Hacker News new | ask | show | jobs
by nwallin 1464 days ago
> Two hours, for a single body, in a facility the size of a large garage. Just do some napkin math for what that means for the prospect of cremating a single body in something the size of a cement mixer.

You keep saying 'single body'.

Crematoriums in mortuaries operate on the principle that you put one body in and get one set of ashes out. These ashes are then put in a single urn and given to a single family who will grieve their single loved one.

That is not what Russia is using their mobile crematoriums for. You're not going to give the ashes of the deceased to the deceased's family; the deceased's family is all in the same pile of bodies with them.

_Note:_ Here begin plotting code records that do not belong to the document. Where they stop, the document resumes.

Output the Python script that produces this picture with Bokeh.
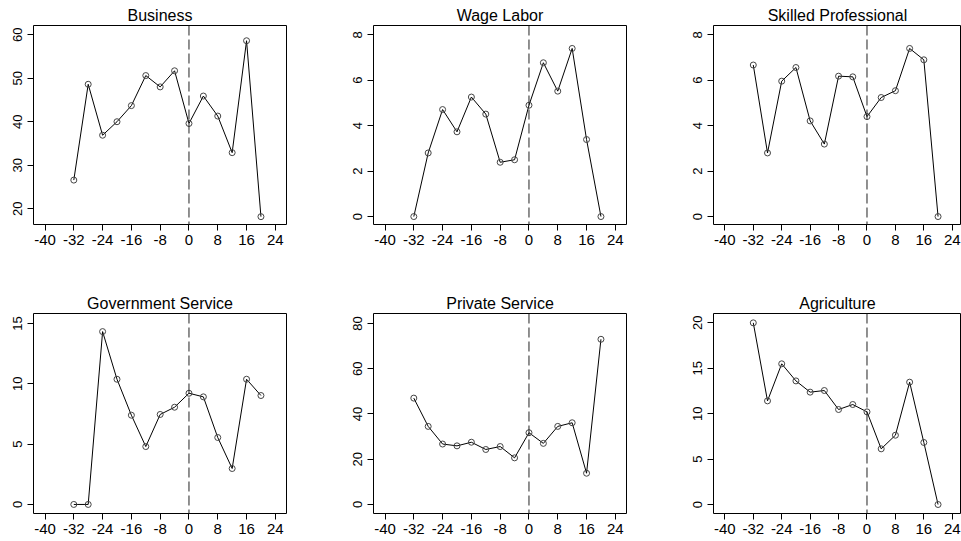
from bokeh.plotting import figure
from bokeh.layouts import column, row
from bokeh.models import FixedTicker, Span, Range1d
from bokeh.embed import file_html
from bokeh.resources import INLINE

# months relative to event
months = [-32, -28, -24, -20, -16, -12, -8, -4, 0, 4, 8, 12, 16, 20]
x_ticks = [-40, -32, -24, -16, -8, 0, 8, 16, 24]
x_tick_labels = ["-40", "-32", "-24", "-16", "-8", "0", "8", "16", "24"]

titles = ["Business", "Wage Labor", "Skilled Professional",
          "Government Service", "Private Service", "Agriculture"]

business = [26.6, 48.6, 36.9, 40.0, 43.7, 50.6, 48.0, 51.7, 39.6, 45.9, 41.3, 32.9, 58.6, 18.2]
wage_labor = [0.0, 2.8, 4.71, 3.73, 5.26, 4.51, 2.39, 2.5, 4.9, 6.77, 5.52, 7.4, 3.39, 0.0]
skilled_professional = [6.67, 2.8, 5.96, 6.56, 4.21, 3.19, 6.18, 6.15, 4.4, 5.24, 5.54, 7.4, 6.9, 0.0]
government_service = [0.0, 0.0, 14.33, 10.38, 7.4, 4.8, 7.46, 8.06, 9.22, 8.92, 5.55, 2.98, 10.38, 9.03]
private_service = [47.0, 34.5, 26.7, 25.9, 27.5, 24.3, 25.6, 20.6, 31.7, 27.0, 34.5, 36.1, 13.8, 73.0]
agriculture = [20.0, 11.41, 15.49, 13.61, 12.37, 12.55, 10.46, 11.01, 10.2, 6.13, 7.63, 13.47, 6.83, 0.0]

series = [business, wage_labor, skilled_professional,
          government_service, private_service, agriculture]

y_ticks = [[20, 30, 40, 50, 60], [0, 2, 4, 6, 8], [0, 2, 4, 6, 8],
           [0, 5, 10, 15], [0, 20, 40, 60, 80], [0, 5, 10, 15, 20]]
y_limits = [(16.4, 62.1), (-0.35, 8.41), (-0.35, 8.41),
            (-0.75, 15.83), (-4.0, 84.4), (-0.99, 21.03)]
x_limits = [(-43.2, 27.1), (-43.2, 27.1), (-43.2, 26.6)]

FONT = "Liberation Sans"

widths = [340, 340, 281]
heights = [288, 253]
border_lr = [(33, 54), (33, 54), (33, 0)]
border_tb = [(25, 64), (25, 28)]


def make_panel(i):
    r, c = divmod(i, 3)
    p = figure(width=widths[c], height=heights[r],
               x_range=Range1d(*x_limits[c]), y_range=Range1d(*y_limits[i]),
               output_backend="svg", toolbar_location=None, tools="",
               min_border_left=border_lr[c][0], min_border_right=border_lr[c][1],
               min_border_top=border_tb[r][0], min_border_bottom=border_tb[r][1],
               title=titles[i])
    p.title.text_font = FONT
    p.title.text_font_size = "16px"
    p.title.text_font_style = "normal"
    p.title.text_color = "black"
    p.title.align = "center"
    p.title.standoff = 3
    p.grid.visible = False
    p.outline_line_color = "black"
    p.outline_line_width = 1
    p.background_fill_color = "white"
    p.border_fill_color = "white"

    p.xaxis.ticker = FixedTicker(ticks=x_ticks)
    p.xaxis.major_label_overrides = dict(zip(x_ticks, x_tick_labels))
    p.yaxis.ticker = FixedTicker(ticks=y_ticks[i])
    for ax in (p.xaxis, p.yaxis):
        ax.axis_line_color = None
        ax.major_tick_line_color = "black"
        ax.major_tick_out = 6
        ax.major_tick_in = 0
        ax.minor_tick_line_color = None
        ax.major_label_text_font = FONT
        ax.major_label_text_color = "black"
    p.xaxis.major_label_text_font_size = "15px"
    p.xaxis.major_label_standoff = 4
    p.yaxis.major_label_text_font_size = "13px"
    p.yaxis.major_label_orientation = "vertical"
    p.yaxis.major_label_standoff = 5

    p.add_layout(Span(location=0, dimension="height", line_color="#222222",
                      line_dash="10 4", line_width=1))
    p.line(months, series[i], line_color="black", line_width=1)
    p.scatter(months, series[i], marker="circle", size=6, fill_color=None,
              line_color="#444444", line_width=1)
    return p


panels = [make_panel(i) for i in range(6)]
layout = column(row(*panels[:3]), row(*panels[3:]))

with open("out.html", "w") as f:
    f.write(file_html(layout, INLINE))
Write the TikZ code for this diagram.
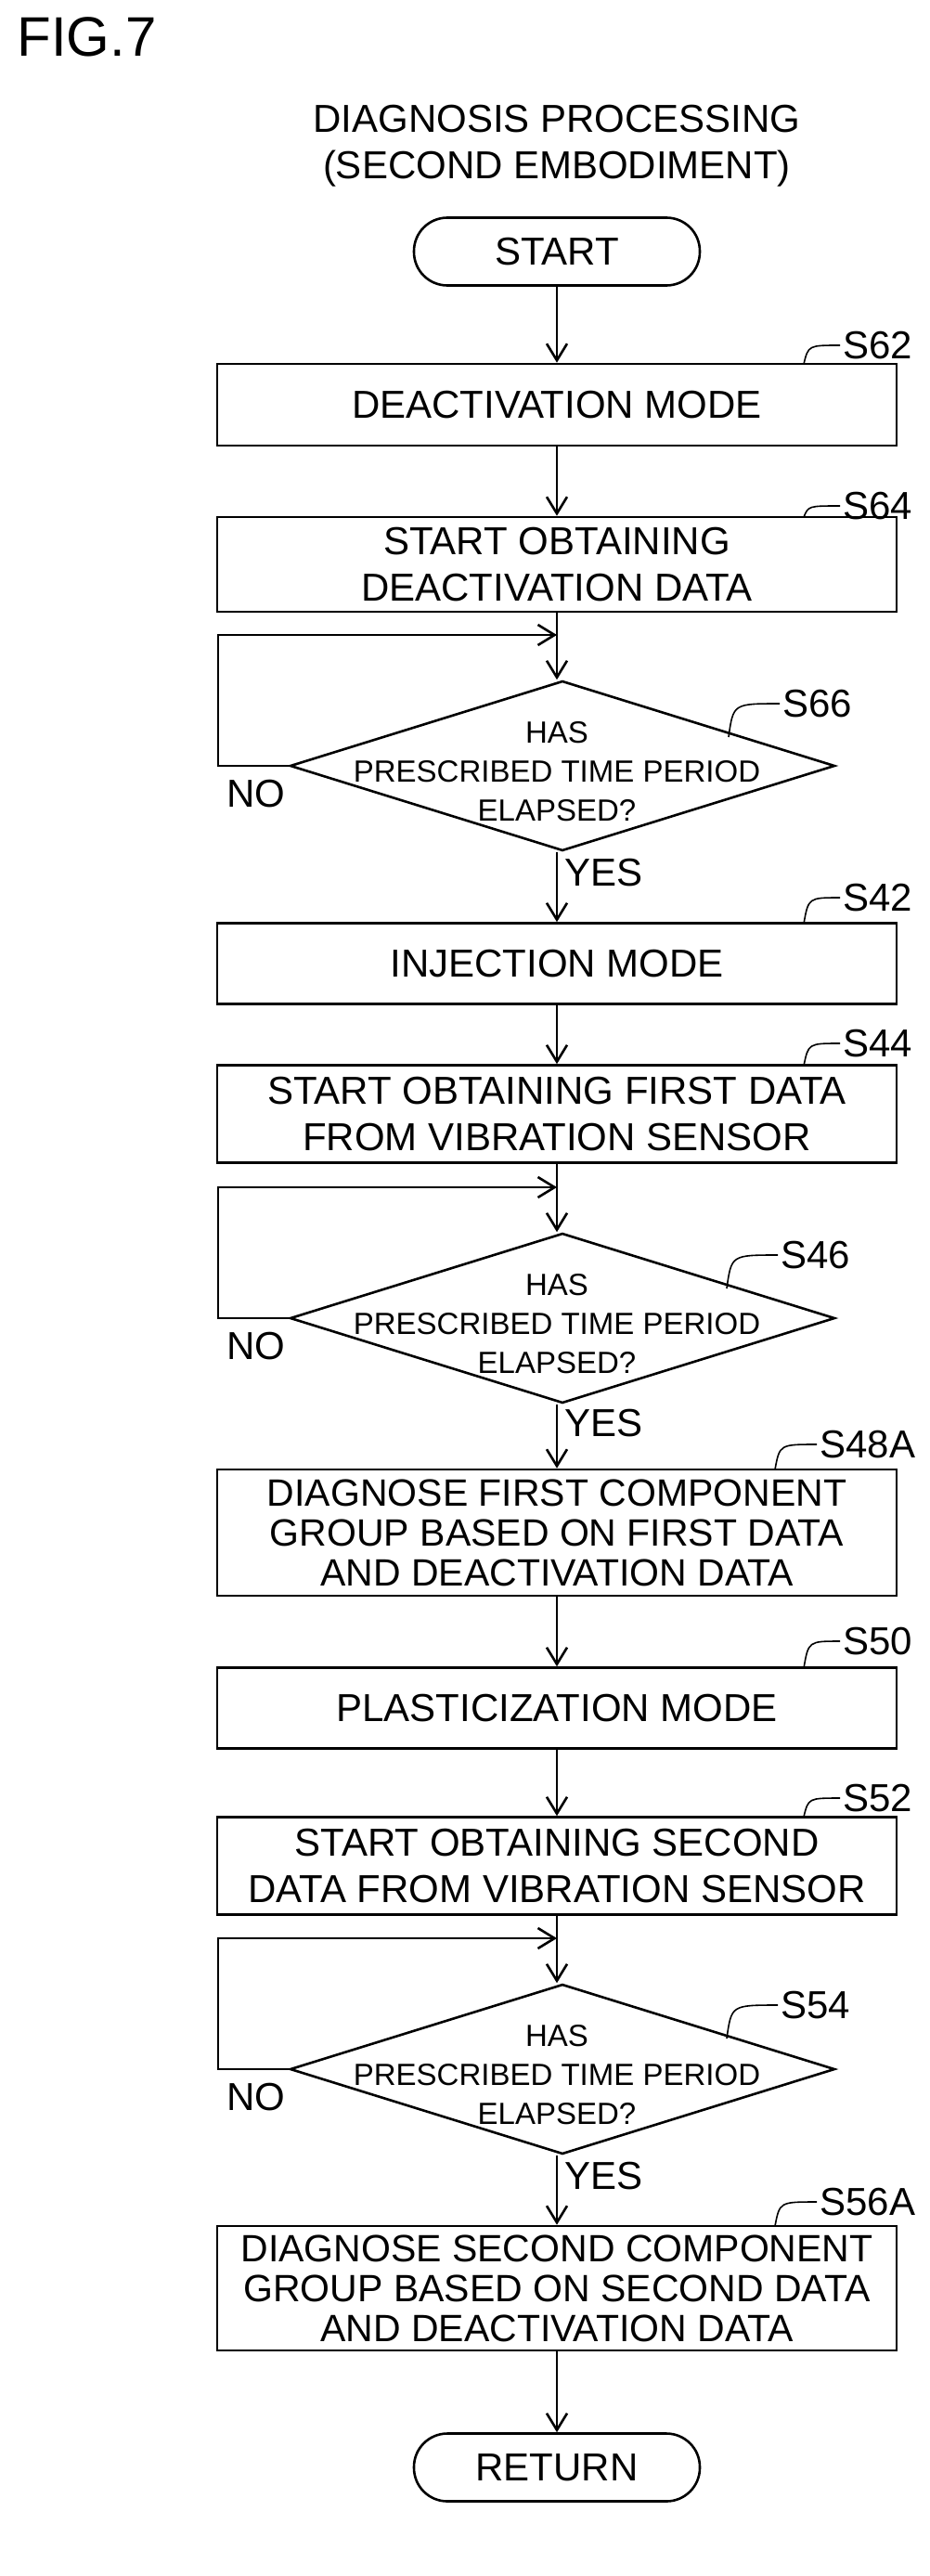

You do not put one body in at a time, you put in as many as will fit. As bodies are reduced, you create more space; you fill that space with more bodies. As ashes are generated, you remove the ashes as they accumulate at the bottom.

You are replacing a low volume batch process with a high volume continuous process. You do not need to wait for the crematorium to heat up or cool down. You do not need to ensure 100% complete combustion. You do not need to worry about disturbing the neighbors with the smell. You do not need particularly high flue temperatures. This will be orders of magnitude more efficient.

You are making a distinction between a mortuary grade crematorium and a mobile incinerator which needn't meet environmental regulatory standards; Russia is not making such a distinction.

1 comments

That's a fascinating exploration of how you would design and run such an operation. Is there evidence that any of this is happening?

The truck that someone posted looks like it could fit two bodies and gets to 1200 degrees, which I guess works with your partial cremation theory (full cremation needs 1800-2000 degrees). It doesn't seem to me that fitting 2 bodies into the incinerator, then adding an additional "get rid of these half-burnt bodies" step, really changes my point much.

Here is a industrial incinerator which fits in a shipping container or flat bed that handles ~2000 kg/day or about 150 bodies.

https://www.azom.com/equipment-details.aspx?EquipID=4559

1. This doesn't get hot enough to cremate bodies.

2. "This incinerator can burn 20000 kg/day of trash" != "This can burn 150 bodies"

3. Is this being used in Ukraine? Are there any of these devices in Russia?

> 1. This doesn't get hot enough to cremate bodies.

You initially questioned if cremating bodies in mobile crematoria was technically possible.

Then you were pointed out that not only is it technically possible, there are smaller mobile crematoria being sold to the public for civil applications which, even though were designed for a whole different problem, demonstrate this is quite feasable and not a challenge.

And your follow-up question is that you feel a mobile crematorium designed for mobile trash does not do a good job cremating a body?

It seems you're desperately trying to move the goalpost. You've switched from "this is an impossibility" to "this specific product wouldn't be as efficient as the Russian ones".

This doesn't have the technical capability to incinerate bodies because it would need to get more than 1000 degrees hotter than the quoted maximum temperature. That's a physics challenge.
The quoted maximum is 1600f. That's enough to melt most metals, let alone flesh. It is clear that you don't know what you are talking about and just trying to argue.
>(...)it would need to get more than 1000 degrees (...)

No, not really. You were already repeatedly corrected on this personal assertion alone. Moreover, if you had any interest in expressing a realistic and informed opinion you'd already knew that Nazi furnaces only used fuel to jumpstart the incineration process and from thereon they operated at a continuously fed incinerator self-sustained by human body fat while operating at >1000C.

It's already clear that you are deeply committed to pushing disinformation and denialist propaganda to whitewash Russia's invasion of Ukraine.

> 1. This doesn't get hot enough to cremate bodies.

The goal is not cremation, the goal is disposal. It only needs to get hot enough to make the bodies go away, not to cremate them.